I will look into some better ftp sofware.
Thanks again!
-Shawn
On Wed, Jun 29, 2011 at 10:22 PM, Shawn C. Powell [email protected] wrote:
I will look into some better ftp software.
On the server end, not the client, is what I was talking about. A proxy with a rate-limited connection it what you need --- without setting such a thing up specifically, you could try setting up TOR for instance to slow things down, just to try something; also, what happens if you use torrent instead of FTP?
On Saturday 25 June 2011 10:09:28 am Shawn C. Powell wrote:
Yeah, so I have dial-up. Stop laughing. :)
I would like some advice on making the best of my slow dial-up connection.
For file transfers, you might be able to use kermit or zmodem. They have packet retransmission capabilities designed to work over links with losses and lag. iirc Kermit was designed to be used over satellite links where lag was the bigger problem and zmodem was developed to cope with dropped packets.
Getting the remote system to speak one of those protocols will be the challenge.
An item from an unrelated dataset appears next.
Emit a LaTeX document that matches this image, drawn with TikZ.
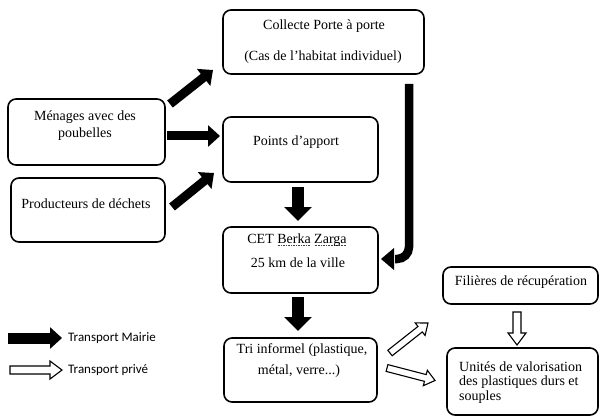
\documentclass[tikz,border=0pt]{standalone}
\usepackage{fontspec}
\setmainfont{Liberation Serif}
\setsansfont{Carlito}
\usetikzlibrary{calc,arrows.meta}
\newcommand\dotul[1]{\leavevmode\setbox0=\hbox{#1}\rlap{\raisebox{-2.5pt}{\color{darkgray}\hbox to \wd0{\xleaders\hbox to 1.6pt{\hss\vrule width 0.9pt height 0.7pt\hss}\hfill}}}\box0}
\tikzset{
  box/.style={draw, line width=1.6pt, rounded corners=8pt, inner sep=0pt, outer sep=0pt},
  txt/.style={inner sep=0pt, font=\fontsize{14}{16}\selectfont},
  leg/.style={inner sep=0pt, anchor=west, font=\sffamily\fontsize{13}{15}\selectfont},
  bigarrow/.style={line width=9pt, -{Triangle[length=12pt,width=21pt]}},
  vertarrow/.style={line width=12pt, -{Triangle[length=14pt,width=27pt]}},
  hollow/.style={draw=black, fill=white, line width=1.1pt, line join=miter}
}
\newcommand\blockarrow[6][]{%
  \coordinate (bab) at ($(#3)!#6!(#2)$);
  \path[#1] ($(#2)!#4!90:(#3)$) -- ($(bab)!#4!90:(#3)$) -- ($(bab)!#5!90:(#3)$) -- (#3)
     -- ($(bab)!#5!-90:(#3)$) -- ($(bab)!#4!-90:(#3)$) -- ($(#2)!#4!-90:(#3)$) -- cycle;
}
\begin{document}
\begin{tikzpicture}[x=1pt,y=-1pt]
\useasboundingbox (0,0) rectangle (600,417);
% boxes
\node[box, minimum width=201pt, minimum height=64pt] (collecte) at (323.5,42) {};
\node[box, minimum width=157pt, minimum height=66pt] (menages) at (86.5,132) {};
\node[box, minimum width=154pt, minimum height=64pt] (producteurs) at (88,210) {};
\node[box, minimum width=155pt, minimum height=65pt] (points) at (300.5,149.5) {};
\node[box, minimum width=155pt, minimum height=66pt] (cet) at (300.5,260) {};
\node[box, minimum width=153pt, minimum height=64pt] (tri) at (300.5,370) {};
\node[box, minimum width=155pt, minimum height=37pt] (filieres) at (520.5,285.5) {};
\node[box, minimum width=151pt, minimum height=67pt] (unites) at (522.5,381.5) {};
% texts
\node[txt] (t1) at (324,26) {Collecte Porte à porte};
\node[txt] (t2) at (323,57) {(Cas de l’habitat individuel)};
\node[txt] (t3) at (85,117) {Ménages avec des};
\node[txt] (t4) at (85,134) {poubelles};
\node[txt] (t5) at (86,204) {Producteurs de déchets};
\node[txt] (t6) at (296,142) {Points d’apport};
\node[txt] (t7) at (297,240) {CET \dotul{Berka}\ \dotul{Zarga}};
\node[txt] (t8) at (298,263) {25 km de la ville};
\node[txt] (t9) at (302,350) {Tri informel (plastique,};
\node[txt] (t10) at (299,371) {métal, verre...)};
\node[txt] (t11) at (521,282) {Filières de récupération};
\node[txt, anchor=west] (t12) at (459,367) {Unités de valorisation};
\node[txt, anchor=west] (t13) at (459,382) {des plastiques durs et};
\node[txt, anchor=west] (t14) at (459,397) {souples};
% black arrows
\coordinate (a1s) at ($(menages.north east)+(5,5)$);
\coordinate (a1e) at ($(collecte.west)+(-10,28)$);
\draw[bigarrow] (a1s) -- (a1e);
\coordinate (a2s) at ($(menages.east)+(2,4)$);
\coordinate (a2e) at ($(points.west)+(-3,-13.5)$);
\draw[bigarrow] (a2s) -- (a2e);
\coordinate (a3s) at ($(producteurs.east)+(7,-3)$);
\coordinate (a3e) at ($(points.west)+(-9,23.5)$);
\draw[bigarrow] (a3s) -- (a3e);
\coordinate (a4s) at ($(points.south)+(-2.5,5)$);
\coordinate (a4e) at ($(cet.north)+(-2.5,-6)$);
\draw[vertarrow] (a4s) -- (a4e);
\coordinate (a5s) at ($(cet.south)+(-2.5,4)$);
\coordinate (a5e) at ($(tri.north)+(-2.5,-7)$);
\draw[vertarrow] (a5s) -- (a5e);
\coordinate (b1) at ($(collecte.south east)+(-15,10)$);
\coordinate (b2) at ($(cet.east)+(16,-1)$);
\coordinate (b3) at ($(cet.east)+(3,-1)$);
\draw[line width=8.5pt, rounded corners=12pt] (b1) |- ($(b2)+(1,0)$);
\fill (b2) ++(0,-11) -- (b3) -- ($(b2)+(0,11)$) -- cycle;
% hollow arrows
\coordinate (h1s) at ($(tri.east)+(13,-17)$);
\coordinate (h1e) at ($(filieres.south west)+(-15,19)$);
\blockarrow[hollow]{h1s}{h1e}{3.5pt}{8pt}{10pt}
\coordinate (h2s) at ($(tri.east)+(10,-2)$);
\coordinate (h2e) at ($(unites.west)+(-12,-1)$);
\blockarrow[hollow]{h2s}{h2e}{3.5pt}{8pt}{10pt}
\coordinate (h3s) at ($(filieres.south)+(-3.5,8)$);
\coordinate (h3e) at ($(unites.north)+(-5.5,-3)$);
\blockarrow[hollow]{h3s}{h3e}{4pt}{9pt}{12pt}
% legend
\coordinate (l1s) at (8,338);
\coordinate (l1e) at (62,338);
\draw[line width=11pt, -{Triangle[length=12pt,width=21pt]}] (l1s) -- (l1e);
\node[leg] (lt1) at (68,338) {Transport Mairie};
\coordinate (l2s) at (10,370);
\coordinate (l2e) at (62,370);
\blockarrow[hollow]{l2s}{l2e}{4pt}{9pt}{12pt}
\node[leg] (lt2) at (68,370) {Transport privé};
\end{tikzpicture}
\end{document}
On Tue, Jul 5, 2011 at 4:38 PM, Jonathan Hutchins [email protected]wrote:
On Saturday 25 June 2011 10:09:28 am Shawn C. Powell wrote:
Yeah, so I have dial-up. Stop laughing. :)
I would like some advice on making the best of my slow dial-up
connection.
For file transfers, you might be able to use kermit or zmodem. They have packet retransmission capabilities designed to work over links with losses and lag. iirc Kermit was designed to be used over satellite links where lag was the bigger problem and zmodem was developed to cope with dropped packets.
Getting the remote system to speak one of those protocols will be the challenge.
There's xmodem s/w for unix out there in the wild with my name on it.